§ INSTRUCTION: Find each line with the word "React" and copy it.

§ SUPPLIED INFORMATION:

= = = = =

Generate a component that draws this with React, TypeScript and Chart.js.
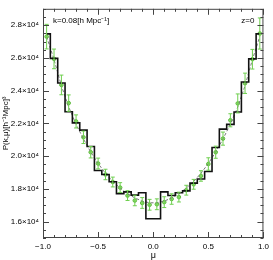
import React, { useEffect, useRef } from "react";
import { Chart, registerables } from "chart.js";

Chart.register(...registerables);

// mu bin centres (30 bins)
const muCenters = [
  -0.967, -0.9, -0.833, -0.767, -0.7, -0.633, -0.567, -0.5, -0.433, -0.367,
  -0.3, -0.233, -0.167, -0.1, -0.033, 0.033, 0.1, 0.167, 0.233, 0.3,
  0.367, 0.433, 0.5, 0.567, 0.633, 0.7, 0.767, 0.833, 0.9, 0.967,
];

// black histogram (measurement)
const histValues = [
  27470, 25970, 24470, 22710, 22030, 21590, 20590, 19120, 18880, 18440,
  17710, 17820, 17620, 17760, 16180, 16180, 17820, 17600, 17760, 17880,
  18350, 18600, 19060, 20530, 21650, 21940, 22700, 24530, 25940, 27470,
];

// green points (mean of mocks) and their errors
const mockValues = [
  27300, 25940, 24350, 23240, 22120, 21150, 20240, 19550, 18880, 18420,
  18080, 17590, 17290, 17140, 17030, 17060, 17190, 17380, 17500, 17920,
  18280, 18790, 19520, 20240, 21070, 22190, 23220, 24450, 25920, 27490,
];
const mockErrors = [
  750, 600, 600, 500, 400, 380, 350, 330, 320, 300,
  300, 300, 320, 330, 330, 330, 330, 320, 300, 300,
  300, 320, 380, 370, 400, 400, 580, 620, 600, 950,
];

// grey dashed model curve
const modelValues = [
  27300, 25900, 24300, 23000, 21950, 21050, 20250, 19550, 18950, 18450,
  18050, 17700, 17450, 17250, 17150, 17150, 17250, 17450, 17700, 18050,
  18450, 18950, 19550, 20250, 21050, 21950, 23000, 24300, 25900, 27300,
];

const xMajorTicks = [-1, -0.5, 0, 0.5, 1];
const xMinorTicks = [
  -1, -0.9, -0.8, -0.7, -0.6, -0.5, -0.4, -0.3, -0.2, -0.1, 0,
  0.1, 0.2, 0.3, 0.4, 0.5, 0.6, 0.7, 0.8, 0.9, 1,
];
const yMajorTicks = [16000, 18000, 20000, 22000, 24000, 26000, 28000];
const yMinorTicks = [
  15000, 15500, 16000, 16500, 17000, 17500, 18000, 18500, 19000, 19500,
  20000, 20500, 21000, 21500, 22000, 22500, 23000, 23500, 24000, 24500,
  25000, 25500, 26000, 26500, 27000, 27500, 28000, 28500, 29000,
];

const FONT = "'Liberation Sans', Arial, Helvetica, sans-serif";

const framePlugin = {
  id: "frameTicks",
  afterDatasetsDraw(chart: any) {
    const { ctx, chartArea: a, scales } = chart;
    const x = scales.x;
    const y = scales.y;
    ctx.save();
    // error bars
    ctx.strokeStyle = "#6fcf4f";
    ctx.lineWidth = 1;
    muCenters.forEach((m, i) => {
      const px = x.getPixelForValue(m);
      const y1 = y.getPixelForValue(mockValues[i] + mockErrors[i]);
      const y2 = y.getPixelForValue(mockValues[i] - mockErrors[i]);
      ctx.beginPath();
      ctx.moveTo(px, y1);
      ctx.lineTo(px, y2);
      ctx.moveTo(px - 2, y1);
      ctx.lineTo(px + 2, y1);
      ctx.moveTo(px - 2, y2);
      ctx.lineTo(px + 2, y2);
      ctx.stroke();
    });
    ctx.restore();
  },
  afterDraw(chart: any) {
    const { ctx, chartArea: a, scales } = chart;
    const x = scales.x;
    const y = scales.y;
    ctx.save();
    ctx.strokeStyle = "#444";
    ctx.lineWidth = 1;
    ctx.strokeRect(a.left + 0.5, a.top + 0.5, a.right - a.left - 1, a.bottom - a.top - 1);
    ctx.beginPath();
    xMinorTicks.forEach((v) => {
      const px = Math.round(x.getPixelForValue(v)) + 0.5;
      const len = xMajorTicks.some((m) => Math.abs(m - v) < 1e-6) ? 6 : 3;
      ctx.moveTo(px, a.bottom);
      ctx.lineTo(px, a.bottom - len);
      ctx.moveTo(px, a.top);
      ctx.lineTo(px, a.top + len);
    });
    yMinorTicks.forEach((v) => {
      const py = Math.round(y.getPixelForValue(v)) + 0.5;
      const len = yMajorTicks.includes(v) ? 6 : 3;
      ctx.moveTo(a.left, py);
      ctx.lineTo(a.left + len, py);
      ctx.moveTo(a.right, py);
      ctx.lineTo(a.right - len, py);
    });
    ctx.stroke();
    ctx.fillStyle = "#000";
    ctx.font = `8px ${FONT}`;
    ctx.textBaseline = "middle";
    ctx.textAlign = "left";
    ctx.fillText("k=0.08[h Mpc⁻¹]", a.left + 10, a.top + 12);
    ctx.textAlign = "right";
    ctx.fillText("z=0", a.right - 9, a.top + 12);
    ctx.restore();
  },
};

export default function App() {
  const ref = useRef<HTMLCanvasElement>(null);
  useEffect(() => {
    if (!ref.current) return;
    const chart = new Chart(ref.current, {
      type: "line",
      data: {
        datasets: [
          {
            label: "measurement",
            data: muCenters.map((m, i) => ({ x: m, y: histValues[i] })),
            stepped: "middle",
            borderColor: "#111",
            borderWidth: 1.6,
            pointRadius: 0,
            fill: false,
          },
          {
            label: "model",
            data: muCenters.map((m, i) => ({ x: m, y: modelValues[i] })),
            borderColor: "#777",
            borderDash: [3, 2],
            borderWidth: 1,
            pointRadius: 0,
            fill: false,
          },
          {
            label: "mocks",
            data: muCenters.map((m, i) => ({ x: m, y: mockValues[i] })),
            showLine: false,
            pointRadius: 1.8,
            pointBackgroundColor: "#8fe070",
            pointBorderColor: "#5cb83c",
            pointBorderWidth: 1,
          },
        ],
      } as any,
      options: {
        animation: false,
        responsive: false,
        maintainAspectRatio: false,
        layout: { padding: { top: 1, right: 7, left: 0, bottom: 0 } },
        plugins: { legend: { display: false }, tooltip: { enabled: false } },
        scales: {
          x: {
            type: "linear",
            min: -1,
            max: 1,
            grid: { display: false, drawTicks: false },
            border: { display: false },
            afterBuildTicks: (s: any) => {
              s.ticks = xMajorTicks.map((v) => ({ value: v }));
            },
            ticks: {
              padding: 4,
              color: "#000",
              maxRotation: 0,
              autoSkip: false,
              font: { family: FONT, size: 8 },
              callback: (v: any) => Number(v).toFixed(1).replace("-", "−"),
            },
            title: {
              display: true,
              text: "μ",
              color: "#000",
              font: { family: FONT, size: 9 },
              padding: { top: 0, bottom: -1 },
            },
            afterFit: (s: any) => {
              s.height = 22;
            },
          },
          y: {
            type: "linear",
            min: 15000,
            max: 29000,
            grid: { display: false, drawTicks: false },
            border: { display: false },
            afterBuildTicks: (s: any) => {
              s.ticks = yMajorTicks.map((v) => ({ value: v }));
            },
            ticks: {
              padding: 4,
              color: "#000",
              autoSkip: false,
              font: { family: FONT, size: 8 },
              callback: (v: any) => (Number(v) / 10000).toFixed(1) + "×10⁴",
            },
            title: {
              display: true,
              text: "P(k,μ)[h⁻¹Mpc]³",
              color: "#000",
              font: { family: FONT, size: 8 },
              padding: { top: 1, bottom: 0 },
            },
            afterFit: (s: any) => {
              s.width = 43;
            },
          },
        },
      } as any,
      plugins: [framePlugin],
    });
    return () => chart.destroy();
  }, []);
  return (
    <div style={{ position: "absolute", left: 0, top: 0, width: 273, height: 260, background: "#fff" }}>
      <canvas ref={ref} width={273} height={260} style={{ display: "block", width: 273, height: 260 }} />
    </div>
  );
}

= = = = =

§ WORKED ANSWER:
Generate a component that draws this with React, TypeScript and Chart.js.
import React, { useEffect, useRef } from "react";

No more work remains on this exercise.